### Objective
Using the records below, locate all lines containing "this" and return them.

### Records to process
- - - -
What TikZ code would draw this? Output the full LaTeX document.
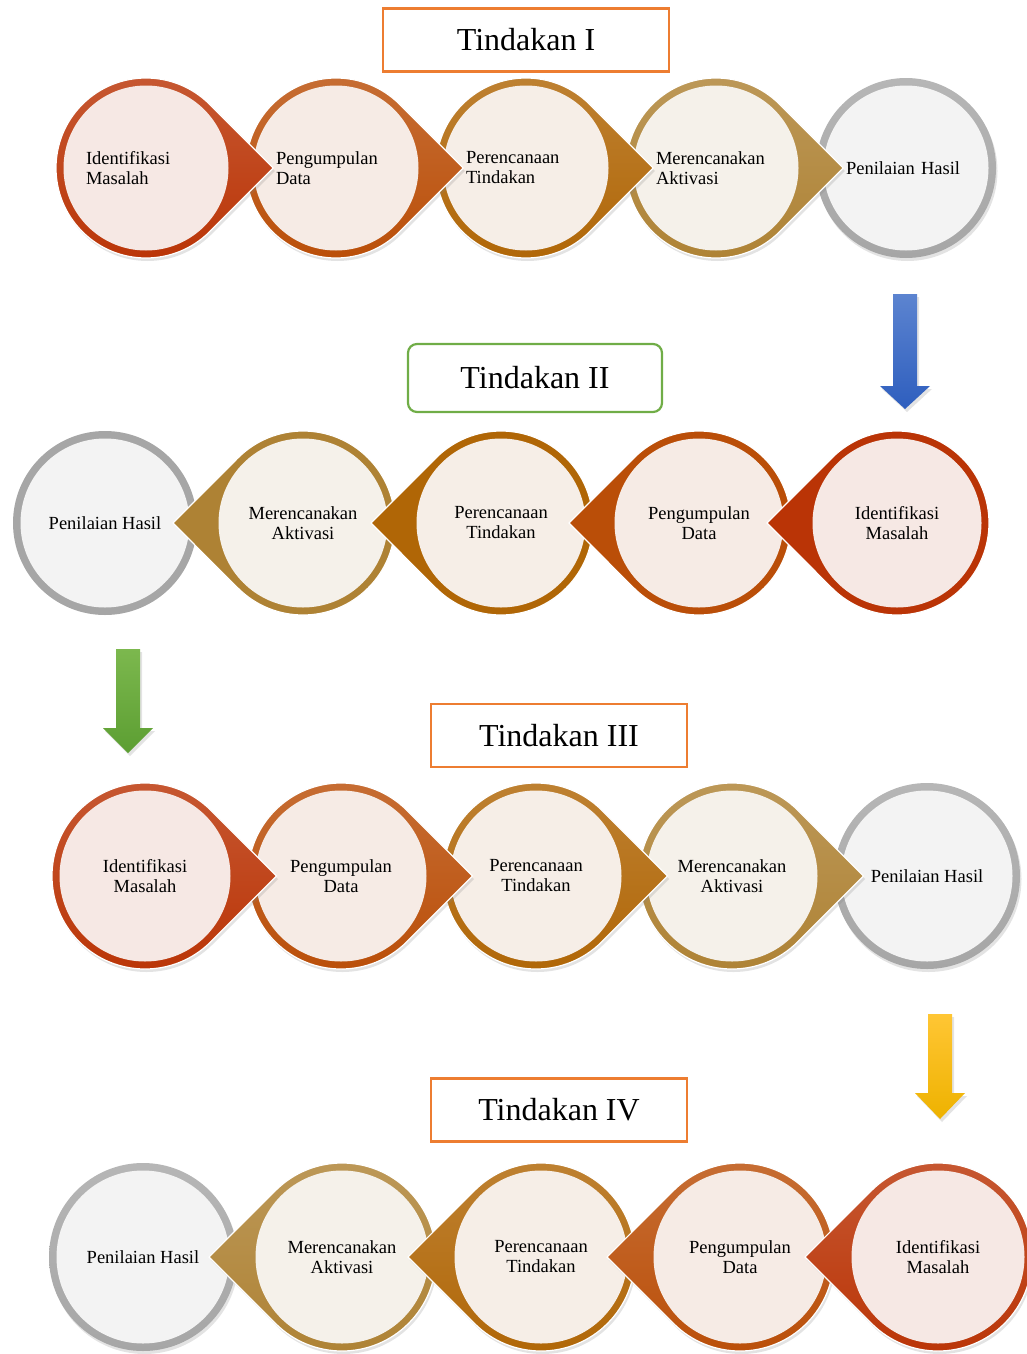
- - - -
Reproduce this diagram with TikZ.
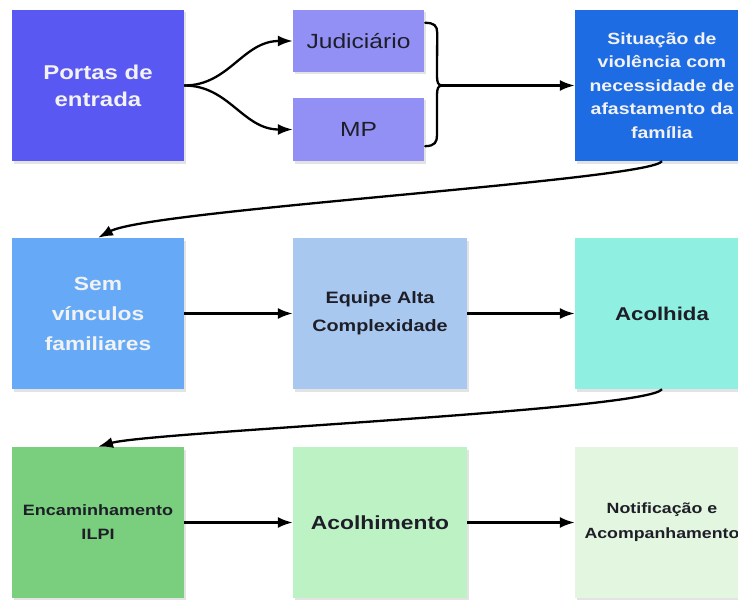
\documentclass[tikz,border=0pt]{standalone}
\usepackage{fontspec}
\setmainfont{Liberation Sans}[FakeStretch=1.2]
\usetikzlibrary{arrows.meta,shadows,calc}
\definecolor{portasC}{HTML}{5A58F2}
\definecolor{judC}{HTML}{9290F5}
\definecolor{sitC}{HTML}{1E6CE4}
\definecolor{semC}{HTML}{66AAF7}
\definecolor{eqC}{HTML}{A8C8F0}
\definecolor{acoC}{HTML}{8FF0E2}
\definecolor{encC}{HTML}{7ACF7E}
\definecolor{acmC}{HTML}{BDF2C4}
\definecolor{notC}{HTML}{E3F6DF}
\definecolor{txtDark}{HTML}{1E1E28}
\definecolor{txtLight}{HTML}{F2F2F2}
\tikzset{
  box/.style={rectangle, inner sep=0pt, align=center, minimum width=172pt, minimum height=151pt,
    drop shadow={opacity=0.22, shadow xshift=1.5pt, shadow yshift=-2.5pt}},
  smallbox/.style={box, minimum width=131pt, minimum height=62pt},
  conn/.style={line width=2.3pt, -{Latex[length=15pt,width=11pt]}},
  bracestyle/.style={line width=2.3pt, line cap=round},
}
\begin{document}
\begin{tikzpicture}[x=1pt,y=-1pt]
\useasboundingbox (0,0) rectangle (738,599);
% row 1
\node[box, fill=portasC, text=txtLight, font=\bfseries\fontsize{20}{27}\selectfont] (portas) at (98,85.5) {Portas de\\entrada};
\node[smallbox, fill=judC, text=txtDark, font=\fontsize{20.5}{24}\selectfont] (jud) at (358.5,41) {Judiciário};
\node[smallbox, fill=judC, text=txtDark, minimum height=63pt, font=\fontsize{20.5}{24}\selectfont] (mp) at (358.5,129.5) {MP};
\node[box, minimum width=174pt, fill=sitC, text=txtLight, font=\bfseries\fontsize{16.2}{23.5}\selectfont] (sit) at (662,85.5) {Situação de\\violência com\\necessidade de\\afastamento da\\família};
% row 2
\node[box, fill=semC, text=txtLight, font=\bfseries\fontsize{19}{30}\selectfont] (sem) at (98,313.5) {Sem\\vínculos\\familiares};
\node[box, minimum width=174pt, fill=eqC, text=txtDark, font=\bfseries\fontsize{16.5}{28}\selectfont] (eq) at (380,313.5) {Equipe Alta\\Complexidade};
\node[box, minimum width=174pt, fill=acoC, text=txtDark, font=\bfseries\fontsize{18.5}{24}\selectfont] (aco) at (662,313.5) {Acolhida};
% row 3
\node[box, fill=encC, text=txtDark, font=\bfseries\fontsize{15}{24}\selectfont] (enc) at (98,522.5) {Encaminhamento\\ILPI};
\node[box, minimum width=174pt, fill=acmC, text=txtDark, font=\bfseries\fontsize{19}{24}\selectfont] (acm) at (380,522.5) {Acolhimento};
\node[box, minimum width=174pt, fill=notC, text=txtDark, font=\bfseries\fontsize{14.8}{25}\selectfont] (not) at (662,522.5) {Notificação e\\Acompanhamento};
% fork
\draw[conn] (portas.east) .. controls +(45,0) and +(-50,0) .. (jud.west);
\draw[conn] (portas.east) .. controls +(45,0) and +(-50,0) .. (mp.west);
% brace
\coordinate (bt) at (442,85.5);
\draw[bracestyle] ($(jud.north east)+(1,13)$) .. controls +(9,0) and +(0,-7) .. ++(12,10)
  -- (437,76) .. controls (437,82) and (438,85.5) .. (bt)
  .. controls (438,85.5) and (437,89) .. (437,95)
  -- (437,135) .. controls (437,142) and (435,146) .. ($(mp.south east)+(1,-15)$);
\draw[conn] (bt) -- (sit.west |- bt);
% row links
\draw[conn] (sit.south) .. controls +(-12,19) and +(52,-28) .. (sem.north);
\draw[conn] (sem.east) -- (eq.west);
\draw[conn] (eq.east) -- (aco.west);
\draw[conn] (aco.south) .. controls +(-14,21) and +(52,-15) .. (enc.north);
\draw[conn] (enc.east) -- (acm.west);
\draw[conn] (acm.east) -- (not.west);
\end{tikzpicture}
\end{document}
- - - -
### Complete response
What TikZ code would draw this? Output the full LaTeX document.
Reproduce this diagram with TikZ.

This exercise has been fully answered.